The existential questions for America loom not decades hence, but right now. It is not that we are on a luge ride to oblivion but that the prevailing political realities of the United States do not allow for any meaningful course correction. And, without meaningful course correction, America is doomed.
Jonathan Swift’s “writing on the wall” comes from Belshazzar’s feast:
Babylon’s king is whooping it up when, in the midst of his revelries, disembodied fingers spell out the words “mene mene, tekel, upharsin.” They’re currency units: half-dollar, half-dollar, penny and two bits. Only Daniel the Jew understands what it means:
Mene: “God hath numbered thy kingdom, and finished it.”
Tekel: “Thou art weighed in the balances, and art found wanting.”
Upharsin: “Thy kingdom is divided, and given to the Medes and Persians.”

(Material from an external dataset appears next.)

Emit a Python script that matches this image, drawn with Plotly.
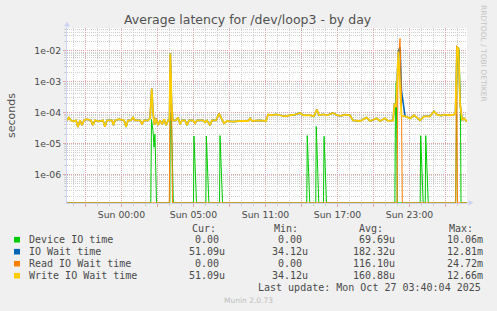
import plotly.graph_objects as go

# ------------------------------------------------------------------ data
# time axis: hours relative to the "Sun 00:00" tick position
t_main = [-4.54, -4.38, -4.21, -3.96, -3.79, -3.63, -3.46, -3.29, -3.13, -2.88,
          -2.54, -2.38, -2.21, -1.88, -1.54, -1.38, -1.21, -0.79, -0.67, -0.54,
          -0.21, 0.21, 0.38, 0.54, 0.79, 0.96, 1.13, 1.54, 1.71, 1.88,
          2.21, 2.38, 2.52, 2.63, 2.75, 2.88, 3.04, 3.21, 3.38, 3.54,
          3.71, 3.88, 4.00, 4.07, 4.17, 4.27, 4.54, 4.71, 4.88, 5.04,
          5.29, 5.46, 5.63, 5.96, 6.13, 6.29, 6.79, 6.96, 7.13, 7.38,
          7.54, 7.88, 8.13, 8.29, 8.54, 8.79, 9.29, 9.88, 10.54, 10.71,
          10.88, 11.46, 12.04, 12.21, 12.54, 12.88, 13.21, 13.63, 14.04, 14.46,
          14.88, 15.13, 15.71, 16.04, 16.27, 16.46, 16.79, 17.13, 17.63, 17.96,
          18.29, 18.63, 19.04, 19.29, 19.88, 20.43, 20.71, 21.27, 21.54, 21.96,
          22.21, 22.63, 22.75, 22.88, 23.07, 23.21, 23.33, 23.63, 24.04, 24.38,
          24.88, 25.21, 25.71, 26.04, 26.29, 26.63, 26.96, 27.38, 27.71, 27.83,
          27.96, 28.08, 28.21, 28.38, 28.54, 28.79]

write_wait = [5.6e-5, 6.9e-5, 5.6e-5, 5.2e-5, 5.6e-5, 3.4e-5, 5.6e-5, 3.9e-5, 5.6e-5, 6.1e-5,
              5.6e-5, 3.9e-5, 5.6e-5, 5.2e-5, 5.6e-5, 3.5e-5, 5.6e-5, 5.6e-5, 3.9e-5, 5.6e-5,
              6.1e-5, 5.6e-5, 3.4e-5, 5.6e-5, 5.6e-5, 6.9e-5, 5.6e-5, 5.6e-5, 4.2e-5, 5.6e-5,
              5.6e-5, 6.5e-5, 6.0e-4, 1.0e-4, 4.0e-5, 6.5e-5, 3.9e-5, 5.6e-5, 4.2e-5, 6.1e-5,
              3.9e-5, 5.6e-5, 5.6e-5, 8.3e-3, 2.0e-4, 5.6e-5, 5.6e-5, 6.9e-5, 4.2e-5, 5.6e-5,
              5.6e-5, 3.9e-5, 5.6e-5, 5.6e-5, 4.5e-5, 5.6e-5, 5.6e-5, 4.8e-5, 5.6e-5, 3.9e-5,
              5.6e-5, 5.6e-5, 9.3e-5, 7.0e-5, 4.5e-5, 5.35e-5, 5.1e-5, 5.35e-5, 5.35e-5, 6.5e-5,
              5.35e-5, 5.6e-5, 5.35e-5, 8.6e-5, 8.2e-5, 8.8e-5, 8.2e-5, 7.6e-5, 8.2e-5, 8.6e-5,
              9.7e-5, 8.2e-5, 8.2e-5, 7.6e-5, 1.25e-4, 8.2e-5, 8.8e-5, 8.2e-5, 9.7e-5, 8.2e-5,
              7.8e-5, 8.6e-5, 8.2e-5, 5.6e-5, 5.35e-5, 6.9e-5, 5.35e-5, 6.5e-5, 5.35e-5, 6.5e-5,
              5.35e-5, 5.6e-5, 2.0e-4, 1.5e-4, 9.3e-3, 4.0e-4, 8.0e-5, 7.6e-5, 6.5e-5, 8.2e-5,
              5.6e-5, 7.6e-5, 7.6e-5, 1.1e-4, 8.6e-5, 8.0e-5, 8.6e-5, 8.2e-5, 8.6e-5, 1.0e-4,
              1.25e-2, 1.2e-2, 2.0e-4, 5.6e-5, 6.5e-5, 5.109e-5]

io_wait = [5.6e-5, 6.9e-5, 5.6e-5, 5.2e-5, 5.6e-5, 3.4e-5, 5.6e-5, 3.9e-5, 5.6e-5, 6.1e-5,
           5.6e-5, 3.9e-5, 5.6e-5, 5.2e-5, 5.6e-5, 3.5e-5, 5.6e-5, 5.6e-5, 3.9e-5, 5.6e-5,
           6.1e-5, 5.6e-5, 3.4e-5, 5.6e-5, 5.6e-5, 6.9e-5, 5.6e-5, 5.6e-5, 4.2e-5, 5.6e-5,
           5.6e-5, 6.5e-5, 6.0e-4, 1.0e-4, 4.0e-5, 6.5e-5, 3.9e-5, 5.6e-5, 4.2e-5, 6.1e-5,
           3.9e-5, 5.6e-5, 5.6e-5, 8.3e-3, 2.0e-4, 5.6e-5, 5.6e-5, 6.9e-5, 4.2e-5, 5.6e-5,
           5.6e-5, 3.9e-5, 5.6e-5, 5.6e-5, 4.5e-5, 5.6e-5, 5.6e-5, 4.8e-5, 5.6e-5, 3.9e-5,
           5.6e-5, 5.6e-5, 9.3e-5, 7.0e-5, 4.5e-5, 5.35e-5, 5.1e-5, 5.35e-5, 5.35e-5, 6.5e-5,
           5.35e-5, 5.6e-5, 5.35e-5, 8.6e-5, 8.2e-5, 8.8e-5, 8.2e-5, 7.6e-5, 8.2e-5, 8.6e-5,
           9.7e-5, 8.2e-5, 8.2e-5, 7.6e-5, 1.25e-4, 8.2e-5, 8.8e-5, 8.2e-5, 9.7e-5, 8.2e-5,
           7.8e-5, 8.6e-5, 8.2e-5, 5.6e-5, 5.35e-5, 6.9e-5, 5.35e-5, 6.5e-5, 5.35e-5, 6.5e-5,
           5.35e-5, 5.6e-5, 2.0e-4, 1.5e-4, 9.3e-3, 1.281e-2, 5.0e-4, 7.6e-5, 6.5e-5, 8.2e-5,
           5.6e-5, 7.6e-5, 7.6e-5, 1.1e-4, 8.6e-5, 8.0e-5, 8.6e-5, 8.2e-5, 8.6e-5, 1.0e-4,
           1.25e-2, 1.2e-2, 2.0e-4, 5.6e-5, 6.5e-5, 5.109e-5]

read_t = [-4.54, 3.98, 4.07, 4.17, 4.25, 22.96, 23.04, 23.21, 23.33, 23.40,
          27.85, 27.92, 28.00, 28.79]
read_wait = [0.0, 0.0, 7.0e-3, 3.0e-4, 0.0, 0.0, 4.0e-3, 2.472e-2, 3.0e-4, 0.0,
             0.0, 1.45e-2, 0.0, 0.0]

dev_t = [-4.54,
         2.44, 2.50, 2.63, 2.71, 2.79, 2.92,
         4.03, 4.07, 4.17, 4.32,
         6.00, 6.04, 6.25,
         7.03, 7.07, 7.28,
         8.17, 8.21, 8.42,
         15.44, 15.48, 15.69,
         16.19, 16.23, 16.44,
         16.83, 16.88, 17.08,
         22.78, 22.83, 22.90, 22.98,
         24.89, 24.93, 25.14,
         25.31, 25.35, 25.56,
         27.85, 27.96, 28.13, 28.24, 28.29,
         28.79]
dev_time = [0.0,
            0.0, 6.0e-5, 2.5e-5, 7.6e-6, 2.0e-5, 0.0,
            0.0, 1.0e-4, 5.0e-5, 0.0,
            0.0, 1.75e-5, 0.0,
            0.0, 1.75e-5, 0.0,
            0.0, 1.8e-5, 0.0,
            0.0, 1.8e-5, 0.0,
            0.0, 3.6e-5, 0.0,
            0.0, 1.7e-5, 0.0,
            0.0, 2.0e-4, 1.0e-3, 0.0,
            0.0, 1.8e-5, 0.0,
            0.0, 1.8e-5, 0.0,
            0.0, 5.0e-3, 1.006e-2, 2.0e-4, 0.0,
            0.0]

x_tick_hours = [-3, 0, 3, 6, 9, 12, 15, 18, 21, 24, 27]
x_tick_labels = ["", "Sun 00:00", "", "Sun 05:00", "", "Sun 11:00", "",
                 "Sun 17:00", "", "Sun 23:00", ""]
y_tick_vals = [1e-6, 1e-5, 1e-4, 1e-3, 1e-2]
y_tick_labels = ["1e-06", "1e-05", "1e-04", "1e-03", "1e-02"]

legend_names = ["Device IO time", "IO Wait time", "Read IO Wait time", "Write IO Wait time"]
series_colors = ["#00CC00", "#0066B3", "#FF8000", "#FFCC00"]
cur_txt = ["0.00", "51.09u", "0.00", "51.09u"]
min_txt = ["0.00", "34.12u", "0.00", "34.12u"]
avg_txt = ["69.69u", "182.32u", "116.10u", "160.88u"]
max_txt = ["10.06m", "12.81m", "24.72m", "12.66m"]

# ------------------------------------------------------------------ layout constants
W, H = 497, 311
L, R, T, B = 67, 30, 28, 108
PW, PH = W - L - R, H - T - B
x_lo, x_hi = -4.54, 28.79
y_lo, y_hi = -6.921, -1.267
floor = 10 ** (y_lo + 0.004)

MGRID = "#e2a4a4"
GRID = "#cfcfcf"
AXIS = "#cdd3f5"
TXT = "#4a4a4a"
MONO = "DejaVu Sans Mono"
SANS = "DejaVu Sans"


def px(x):
    return (x - L) / PW


def py(y):
    return (H - B - y) / PH


def clip(vals):
    return [v if v > floor else floor for v in vals]


fig = go.Figure()
fig.add_trace(go.Scatter(x=dev_t, y=clip(dev_time), mode="lines",
                         line=dict(color=series_colors[0], width=1), name=legend_names[0]))
fig.add_trace(go.Scatter(x=t_main, y=clip(io_wait), mode="lines",
                         line=dict(color=series_colors[1], width=1.6), name=legend_names[1]))
fig.add_trace(go.Scatter(x=read_t, y=clip(read_wait), mode="lines",
                         line=dict(color=series_colors[2], width=1), name=legend_names[2]))
fig.add_trace(go.Scatter(x=t_main, y=clip(write_wait), mode="lines",
                         line=dict(color=series_colors[3], width=1.8), name=legend_names[3]))

minor_y = [k * 10.0 ** e for e in range(-7, -1) for k in range(2, 10)]

fig.update_layout(
    width=W, height=H,
    margin=dict(l=L, r=R, t=T, b=B, pad=0),
    paper_bgcolor="#F0F0F0", plot_bgcolor="#FFFFFF",
    showlegend=False,
    font=dict(family=SANS, size=9.3, color=TXT),
    xaxis=dict(range=[x_lo, x_hi], tickmode="array", tickvals=x_tick_hours,
               ticktext=x_tick_labels, showgrid=True, gridcolor=MGRID,
               griddash="1px,1px", gridwidth=1, ticks="outside", ticklen=3,
               tickcolor=MGRID, showline=True, linecolor=AXIS, layer="below traces",
               zeroline=False, fixedrange=True,
               tickfont=dict(family=SANS, size=9.3, color=TXT),
               minor=dict(tickmode="linear", tick0=0, dtick=1, showgrid=True,
                          gridcolor=GRID, griddash="1px,1px", ticks="outside",
                          ticklen=2, tickcolor=GRID)),
    yaxis=dict(type="log", range=[y_lo, y_hi], tickmode="array", tickvals=y_tick_vals,
               ticktext=y_tick_labels, showgrid=True, gridcolor=MGRID,
               griddash="1px,1px", gridwidth=1, ticks="outside", ticklen=3,
               tickcolor=MGRID, showline=True, linecolor=AXIS, zeroline=False,
               fixedrange=True, tickfont=dict(family=SANS, size=9.3, color=TXT),
               minor=dict(tickmode="array", tickvals=minor_y, showgrid=True,
                          gridcolor=GRID, griddash="1px,1px", ticks="outside",
                          ticklen=2, tickcolor=GRID)),
)

ann = []


def text(x, y, s, size, color=TXT, family=SANS, xanchor="left", angle=0):
    ann.append(dict(x=px(x), y=py(y), xref="paper", yref="paper", text=s,
                    showarrow=False, xanchor=xanchor, yanchor="middle",
                    textangle=angle, font=dict(family=family, size=size, color=color)))


text(248, 19.5, "Average latency for /dev/loop3 - by day", 12.5, color="#505050", xanchor="center")
text(11, 115, "seconds", 11, color="#505050", xanchor="center", angle=-90)
text(484, 53, "RRDTOOL / TOBI OETIKER", 7.5, color="#c4c4c4", xanchor="center", angle=90)

CW = 6.02
rows_y = [239.7, 251.7, 263.7, 275.7]
hdr_y = 228.3
for hx, lab in zip([190, 271.7, 356.7, 446.7], ["Cur:", "Min:", "Avg:", "Max:"]):
    text(hx, hdr_y, lab, 10, family=MONO)

shapes = []
col_right = [226.7, 310.0, 396.7, 485.0]
for i, ry in enumerate(rows_y):
    shapes.append(dict(type="rect", xref="paper", yref="paper",
                       x0=px(14), x1=px(20), y0=py(ry + 2.8), y1=py(ry - 2.8),
                       fillcolor=series_colors[i], line=dict(width=0)))
    text(26.7, ry, legend_names[i], 10, family=MONO)
    for cr, col in zip(col_right, [cur_txt, min_txt, avg_txt, max_txt]):
        s = col[i]
        xr = cr if s[-1].isalpha() else cr - CW
        text(xr, ry, s, 10, family=MONO, xanchor="right")

text(482.5, 287.5, "Last update: Mon Oct 27 03:40:04 2025", 10, family=MONO, xanchor="right")
text(248, 300.3, "Munin 2.0.73", 7.5, color="#bdbdbd", xanchor="center")

# axis arrows
shapes.append(dict(type="path", xref="paper", yref="paper",
                   path=f"M {px(64.3)},{py(26.5)} L {px(69.7)},{py(26.5)} L {px(67)},{py(21.3)} Z",
                   fillcolor=AXIS, line=dict(width=0)))
shapes.append(dict(type="line", xref="paper", yref="paper",
                   x0=px(67), x1=px(67), y0=py(28), y1=py(26.5),
                   line=dict(color=AXIS, width=1)))
shapes.append(dict(type="path", xref="paper", yref="paper",
                   path=f"M {px(468.3)},{py(200.0)} L {px(468.3)},{py(205.4)} L {px(473.5)},{py(202.7)} Z",
                   fillcolor=AXIS, line=dict(width=0)))
shapes.append(dict(type="line", xref="paper", yref="paper",
                   x0=px(467), x1=px(468.3), y0=py(202.7), y1=py(202.7),
                   line=dict(color=AXIS, width=1)))

fig.update_layout(annotations=ann, shapes=shapes)
fig.write_html("out.html")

Today, the units are larger than in Babylon: “Mene mene, tekel, upharsin” is now trillion trillion, billion, half-trillion. But the upshot’s the same. We’ve spent too much of tomorrow today—to the point where we’ve run out of tomorrow: fiscally, our days are numbered; structurally, we’ve been weighed in the balances and found wanting; and geopolitically, the Medes are thin on the ground but the Persians have gone nuclear.